In the present study, we reported on phleboliths in 28 cases of VM of the head and neck. These were discovered on radiological imaging and accounted for 28.6% of all VM in this cohort. Only 30.4% of those cases presented with chronic pain and had surgical therapy with removal of the phleboliths. All have varied sizes, numbers, weights and differential thickness ratios of the nucleus to cortex of the phlebolith. Phleboliths are usually of varied sizes and the ratio of their core or nucleus to the cortex is different from one phlebolith to another. When they are wet, their cores are only distinguishable from the periphery by colour and texture. However, when they are dried, their cores usually have holes and appear yellowish to greyish in colour. The phleboliths, which had a diameter between 2 and 15 mm, were light yellowish to grey in colour with a hard consistency, and their shapes ranged from oval to round.

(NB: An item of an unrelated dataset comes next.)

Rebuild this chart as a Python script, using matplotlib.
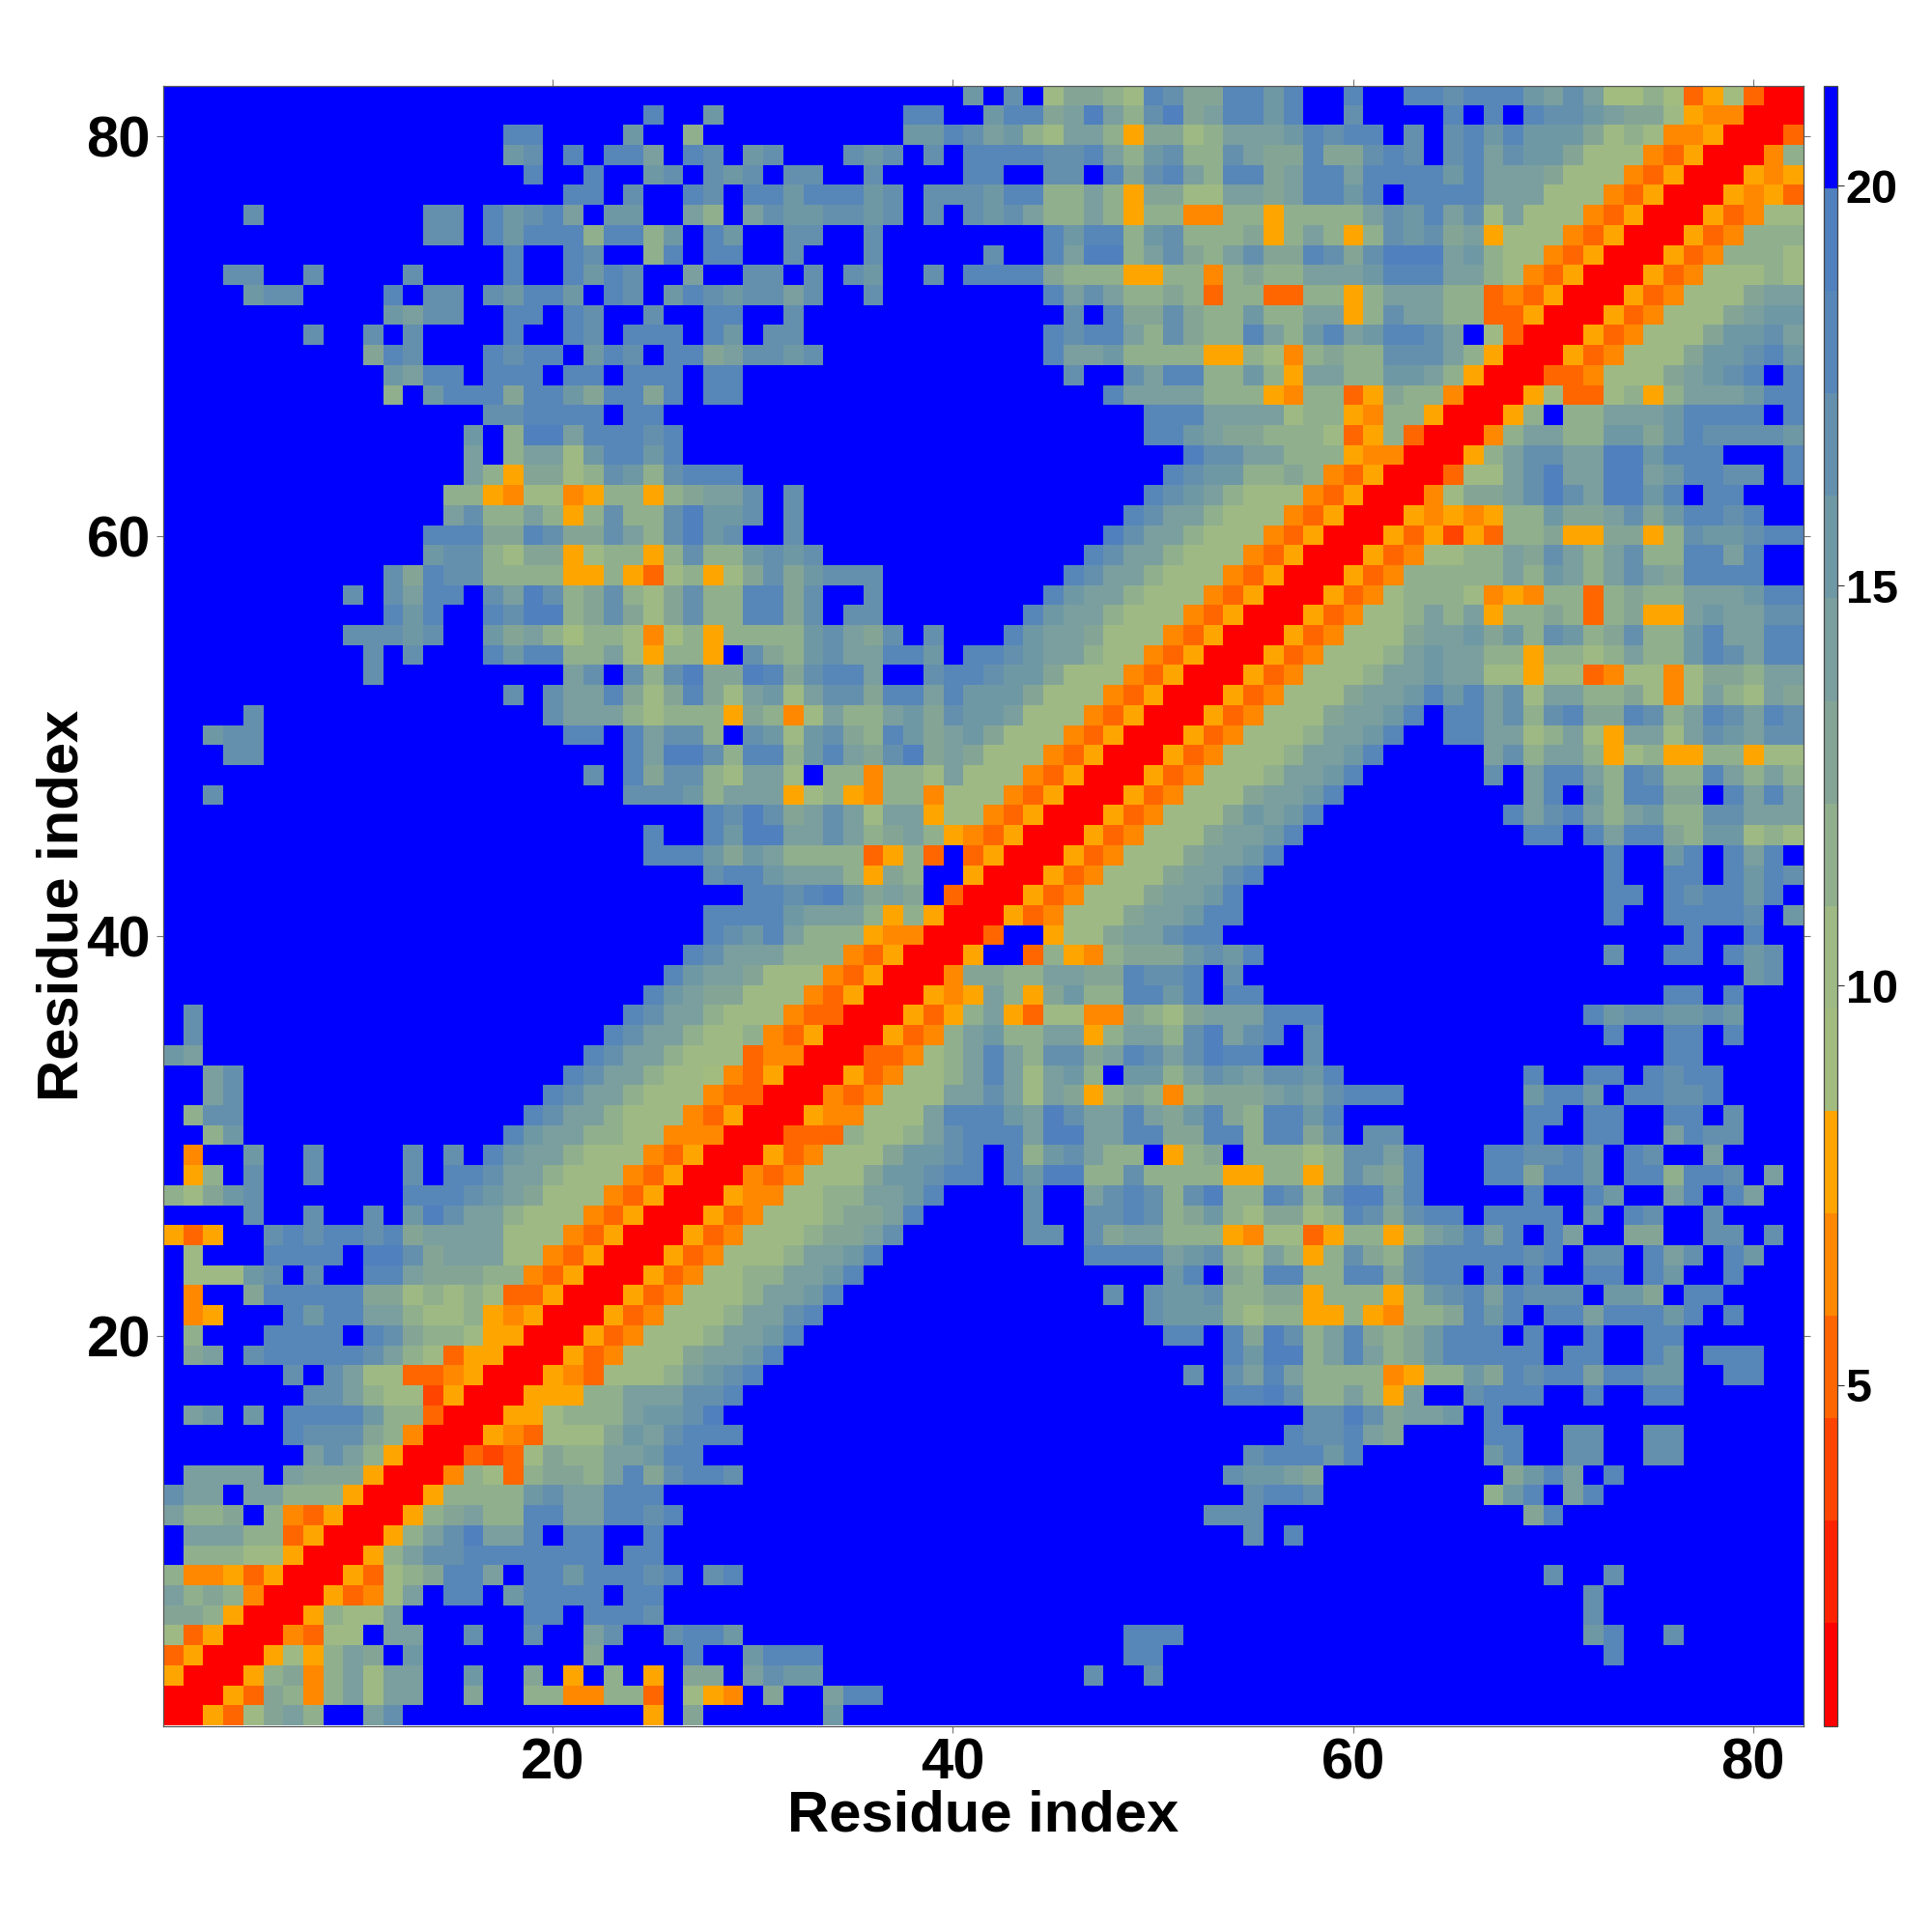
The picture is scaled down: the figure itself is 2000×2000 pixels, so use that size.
import re
import numpy as np
import matplotlib
matplotlib.use('Agg')
import matplotlib.pyplot as plt
from matplotlib.colors import ListedColormap, BoundaryNorm

# contact map, one text row per matrix row (top row first)
# each char is a colour level 0-f, <n> means n blue cells
LEVEL_CHARS = '0123456789abcdef'
LEVEL_COLORS = ['#ff0000', '#ff2200', '#ff4400', '#ff6600', '#ff8800', '#ffa500',
                '#a2bc80', '#9eb984', '#90af8c', '#84a596', '#7a9f9e', '#6f98a5',
                '#6490ae', '#5786b9', '#5080be', '#0000ff']
VMIN = 0.74
VMAX = 21.25

MAP_ROWS = [
    "<28> <12>bfcf79987dc99dd bdffdffddcdddbaca6686356300",
    "<24>dffb <9>ddffbdd9aea8ce9add bdffcffffdfdfdccba997544000",
    "<17>dd<4>b<2>8f <9>bbdcab87aa859978aa abdcddfcfcdbdbbb978744 50003",
    "<17>bcfdfddafdc fbcfffcbcfcfddddccda8bc88ca 99d99cdcfcdacbb977743500048",
    "<18>dffdffbcfc bcfccffcffffddffccfd9cda8dd 9addaddddbdaaa9777435000545",
    "<20>ddfcffdc fddbdddbcfcccbdd88a859977aa 9addbdfddddaaa7774350005453",
    "<4>c<8>ccfdbcdafbbffa8 facbbccbcfcfcbca88a85884488 58888acbdac7a77743500053477",
    "<13>ccfdbddd8dd8bfd bffccffc<8>dbdd8bc8889 58a858cbc9a5777435000534888",
    "<17>dffdcff8dfd dffcfffc<5>cffdaee8ac98ac 99dc9ceeeab8774350005348887",
    "<3>cc<2>c<4>c<4>d<2>dbdc<2>af fccfcfcbffcfdddd98885588489 88aaabdddaa874350005 3477787",
    "<4>bcc<4>dfccfcbddbfdcfbdc bccacffc<8>daca8898388 338858aaa88343500053 47779aa",
    "<11>bacc<2>ddfdc<2>c<2>d dffc<13>cfd99c988b 88aa58caa88335000534 7779abb",
    "<7>c<2>cfc<4>d<2>dcfdddfd bfcc<12>dcdda8c988d a8bdabddcaf730005347 779bbca",
    "<10>9dc<3>dcddfbdcfdd9 accbc<11>daab8888558 748988ccca8500053477 79bbcdb",
    "<11>baddfdddfddfdddfd d<16>cffcadd88b 85aa88bba85000334777 9abcdfd",
    "<11>8fbddd9ddb9dd9dfd d<18>daaaa888 54883598840005733785 8aaabdd",
    "<16>ccddddfdd<3> <21>dddaaa a7885488500058f88aaa bddddfd",
    "<15>bf8eeadddcdff <21>ddba99 8887358300048aa88bb9 bdccccb",
    "<15>af8aa7bddbdff <23>ecca a88854400058accaaeeb dddfffd",
    "<15>a85997 8cb8cdd d<21>dcbb8 898435000377aceaaeea bddccfd",
    "<14>8854774588589a acfc<17>dcba87 774350004799acecaeeb dfddfff",
    "<14>ac88a858c88ceb bcfc<16>dcaa877 74350005454588b99ac9 bddcdff",
    "<13>ddd99dc99ca8ceb cffc<15>ecaa8777 43500053525388955995 8cbbcdd",
    "<13>bcc8799578858c8 8bcbc<13>dcaa87774 350005347788a9ca8ac8 8ddadff",
    "<11>c9dcc888855853785 79c9bccc<9>dcaa877743 500053488888a8ba8aca 9ddddff",
    "<9>cfcaddfcaec89c879c8 8dd9cffc<8>dbaa8777435 00053478887454883898 8aaabdd",
    "<11>dbdffdcee89c979c8 8dd9cfcc<7>dbaa87774350 005347 78a8a588983895 5abaacc",
    "<9>cccbcffb9a868874685 8888bca9cfcfffdbaa977743500 05347779aab9b8cb89c8 8bdaadd",
    "<10>cfcfffdbdd88a75885 fc98bcaaddbfddcbaa877435000 534777 8abaa885887 8a88bdcadd",
    "<10>c<9>acfc8ce9 9ed9cddaffcddcbb97774350005 347778aabaa775773477 47 998aa",
    "<17>cfcaad979d9 7ab7acc9ddadbbb977743500053 47779aabdbdac7aa8897 47a87a9",
    "<4>c<14>caaa87888 5984 7a88ab9cbba777435000534 7779aabdfddac8cd99dc 8adcadc",
    "<2>bcc<15>ddfdacc8 fcb7bc98db9ab97774350005347 778aabdffddaa78a75aa 7acbacc",
    "<3>cc<18>daeec 8dd8bda9ce9a97774350 0053477 78aabdffff fac8aa8578 5588577",
    "<21>cfd9cc8 7aa7f884887a77743500 0534777 8aabd<6>cfadda8dc88da8a8",
    "<2>c<20>cccb8 aaa57854884777435000 5347779 aabd<9>adfb8dd99fdada",
    "<27>d cec9aca7aa5774350005 347779b abd<9>dacda8ab88ccaaa",
    "<24>dffd beeaaca89a8543500053 4777 9aa bd<11>ddfdadd98bb787",
    "<24>dddb 9ba88883583f350005347779aab d<16>dffbdfdadf",
    "<27>c ddbaaa8598ff50005347779aacd <17>dffddfdbdc",
    "<28> fddcdeb9a9f30005347 779aabdf <17>ddfdcddbdf",
    "<27>d dddbaaa8585000534777 9aabddf <17>dffddddcfb",
    "<27>d cbda8885440003ff5779 aacddff <21>dffdff",
    "<26>dc aaa888435 0005ff38548 999bcbd <17>cffddfdbcf",
    "<25>dba a977743500 0499 88aa99 dccdfcf <24>bcf",
    "<24>dba9 9777435000545a859b88 ddbdfdd <20>ddfdfff",
    "fc<21>dcaa8 7774330005358a537744 9879aaa ddd<13>dbccbbcb<3>",
    "fc<20>dcaa87 784350005348ab88aa58 aa8ceac dfc<14>dffddfdfff",
    "ba<19>dcaa877 734400033478ada8cc9a dcacedd ffc<17>dd<5>",
    "ffac<16>dcaa8776 435000534778ada7ab8f bb8acba ccbd<9>dffddfdcdd<4>",
    "ffac<15>dcaa87774 33000434777aaca7a958 9848999 abacddd<6>bddbfddccd<4>",
    "f8cc<14>dcaa877743 5000544777adddbaecaa da9bd98 ddbd<9>ddfddffddfc<3>",
    "ff8b<13>dbaa8877444 0003338778acdddaeeaa dd99dd8 dd9cfcc<6>dffddffadcc<3>",
    "f4ffbffc<4>cfcfdbaa87774350 0053477 79bbcdfd8bca8 8f589f8 8878ccadfffddccdbfdc ffaffff",
    "f58fcffc<4>cfddcaa877743500 043477 79bbcddfdbee88 c888855 8858ca9dfffdd9ddbfdd 8ddcfaf",
    "879bc<7>dddcba9777435000 54477 88aabdffffcffac dc8ce88 dc8ceead<5>dffdbffadfdaff",
    "ffffcffcffcfbecaa87774350005 3477789 9adfffffcffcc dc89b87 9978dc9cddfddddfbfdc ffcffff",
    "535ffcdcddcd9aaaa777435000 53 4777 899ac<6>ccfc9aa88854 773588 58abdadfdaff99 ffccfcf",
    "f7fffddddfeec9aaa7743500053 4 7778aabd<10>ddddabc87 a858c98cdddddcdfccfd acfdbff",
    "f777bcfcffdda99988435000 5347 788aabd<15>bdf98 dd88dd9cddfdfdffddfd bffdfff",
    "f4ff9ddddd9978787335000 53477 78aabd<13>cfcbbc88 99588858bcdadcccfbb9 fddffff",
    "f45fffdbddaa8778545000534777 8aacd<16>cbbb87 8855854889dbdfddaddd bdfdfff",
    "f8fffddddfdc988755000534 7778 aabd<18>ddfd9 ec8ad989bdddfdffdffd dffffff",
    "f9afcdddddca87355000534 7779a abd<22>db ee8ada89bdddddfddffd bfdddff",
    "ffffffcfca773345000543 7778ab cd<21>cfca da88884588b9dcddaddb bffddff",
    "<7>cca87725000555 88aaacc d<24>dd ec88a85affcdddffdffd dffffff",
    "fabfbfddddb88300055 7888abbce <27> ffccec9aabfd<15>",
    "<6>dccc984000543777 9bacdd d<26> fdccda9<4>ddffccffcc<6>",
    "<7>aca85000323 7988aabddf <26>c dddbd<6>bdffccffcc<6>",
    "faaaafa99950004873 8998ad9cdd c<24>cb ba9<9>9bdafd<9>",
    "caafaa888500058888 bcaadddfff <26>c ddc<8>8bdfad<10>",
    "a889f84350005 89a88ddaaddcdff <24>ccc <13>9d<12>",
    "faaa883500058 aceaadfddffdfff <26>c fd<25>",
    "f8887750005 8accdddddddfddfff <27> <27>",
    "84453500053789ddafddbdddcdfc d<26> <14>cffc<9>",
    "a8984000 5347afddfbddddfddfff <27> <16>c<10>",
    "9985000 5877a<6>ddfdddcfff <27> <16>c<10>",
    "735000 4377faaffcffcffacffcdd b<19>ddd<4> <16>bdffc<6>",
    "350005758a9fb<8>9<4>df fbddd<15>dd<5> <17>d<9>",
    "5000 5894 8a7aaffbff9f5f8f5f99 facbb<13>cffc<5> <27>",
    "000539848a7aaff9ff88448 83f75 4f9ffadd<19> <27>",
    "005379a8ffac<12>5f9f <5>b<21> <27>",
]

X_TICKS = [20, 40, 60, 80]
Y_TICKS = [20, 40, 60, 80]
CBAR_TICKS = [5, 10, 15, 20]
LABEL = 'Residue index'


def parse_row(text):
    text = text.replace(' ', '')
    text = re.sub(r'<(\d+)>', lambda m: 'f' * int(m.group(1)), text)
    return [LEVEL_CHARS.index(c) for c in text]


bounds = np.linspace(VMIN, VMAX, len(LEVEL_COLORS) + 1)
rows = [parse_row(r) for r in MAP_ROWS]
bad = [(i, len(r)) for i, r in enumerate(rows) if len(r) != 82]
if bad or len(rows) != 82:
    raise ValueError(f'rows={len(rows)} bad={bad}')
levels = np.array(rows)
values = (bounds[levels] + bounds[levels + 1]) / 2

plt.rcParams['font.family'] = ['Liberation Sans', 'DejaVu Sans']
plt.rcParams['font.weight'] = 'bold'

fig = plt.figure(figsize=(20, 20), dpi=100)
ax = fig.add_axes([168.5 / 2000, 213.5 / 2000, 1698 / 2000, 1697.5 / 2000])
cax = fig.add_axes([1888 / 2000, 213.5 / 2000, 14.5 / 2000, 1697.5 / 2000])

cmap = ListedColormap(LEVEL_COLORS)
norm = BoundaryNorm(bounds, cmap.N)
im = ax.imshow(values, origin='upper', extent=[0.5, 82.5, 0.5, 82.5], aspect='auto',
               interpolation='nearest', cmap=cmap, norm=norm)

ax.set_xticks(X_TICKS)
ax.set_yticks(Y_TICKS)
ax.tick_params(axis='both', which='major', top=True, right=True, length=5, width=0.8,
               color='#777777', labelsize=43, pad=4)
for s in ax.spines.values():
    s.set_linewidth(0.9)
    s.set_color('#555555')

ax.set_xlabel(LABEL, fontsize=43, fontweight='bold')
ax.set_ylabel(LABEL, fontsize=43, fontweight='bold')
ax.xaxis.set_label_coords(0.5, -0.039)
ax.yaxis.set_label_coords(-0.0447, 0.5)

cb = fig.colorbar(im, cax=cax, ticks=CBAR_TICKS, spacing='proportional', drawedges=False)
cb.ax.minorticks_off()
cb.ax.tick_params(length=5, width=0.8, color='#333333', labelsize=35, pad=1)
cb.ax.set_yticklabels([str(t) for t in CBAR_TICKS])
cb.outline.set_linewidth(0.9)
cb.outline.set_edgecolor('#444444')

fig.savefig('out.png', dpi=100)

The histopathological description of the decalcified stone was published by Anneroth et al. 24 They found small and large needle-shaped spaces in the matrix that contained some erythrocytes and fibroblasts. We did not set out to find out the histopathological make-up of phleboliths in this study as we do not expect a deviation from the known and published literature. The structural analysis by CBT showed that increasing radiopacity of the cortex of the phleboliths was observed in larger specimens. The powder X-ray microdiffraction of all specimens exhibited only a mineral pattern Carbonate-fluorohydroxylapatite [Ca10 (PO4)5 CO3 (OH) F]. Our confirmation of the existence of calcium carbonate and calcium phosphate in this study was similar to the findings from previous reports.12,17 Similar pure apatite of the same size and orientation as crystals found in many other human hard tissues like bones, dentin and salivary calculi had been previously documented. 9 However, unlike in phleboliths, the lamination of alternating high and low mineral content is well accentuated in sialoliths. 9 In contrast to phleboliths, sialoliths also consist of other minerals such whitlockite and brushite, which is attributed to a different chemical composition of saliva. 9 The occurrence of different mineralogical compositions is also well known from renal or biliary calculi.25,26 The evidence that apatite is the main component of phleboliths leads to the assumption that mechanical destruction of these stones in vivo might be a theoretical option to achieve symptom relief. While lithotripsy is used to treat sialoliths among other human stones, 27 we could not find any reference to a clinical or experimental trial of lithotripsy of phleboliths in the head and neck.
Conclusion
Surgical removal of phleboliths might be indicated in patients with VM of the head and neck to achieve symptom relief. This measure is only one option besides other modalities such as treatment with LMWH, sclerotherapy, laser therapy and surgical resection. Phleboliths consist of apatite without any indication of differences in their chemical composition. The aetiology can therefore be attributed specifically to the underlying coagulopathy in VM (LIC). Transcutaneous lithotripsy, as applied for other apatite-containing human stones like sialoliths, might be theoretically a less invasive alternative method to treat phleboliths of the head and neck. Furthermore, this study shows in a vivid way that phleboliths show a laminar structure. Lamination and calcification progress with the increasing size of the stones. A consequent treatment of LIC with LMWH might therefore be able to prevent the formation of new and the progressive lamination and calcification of existing phleboliths. Both hypotheses must be objects of upcoming experimental and clinical investigations.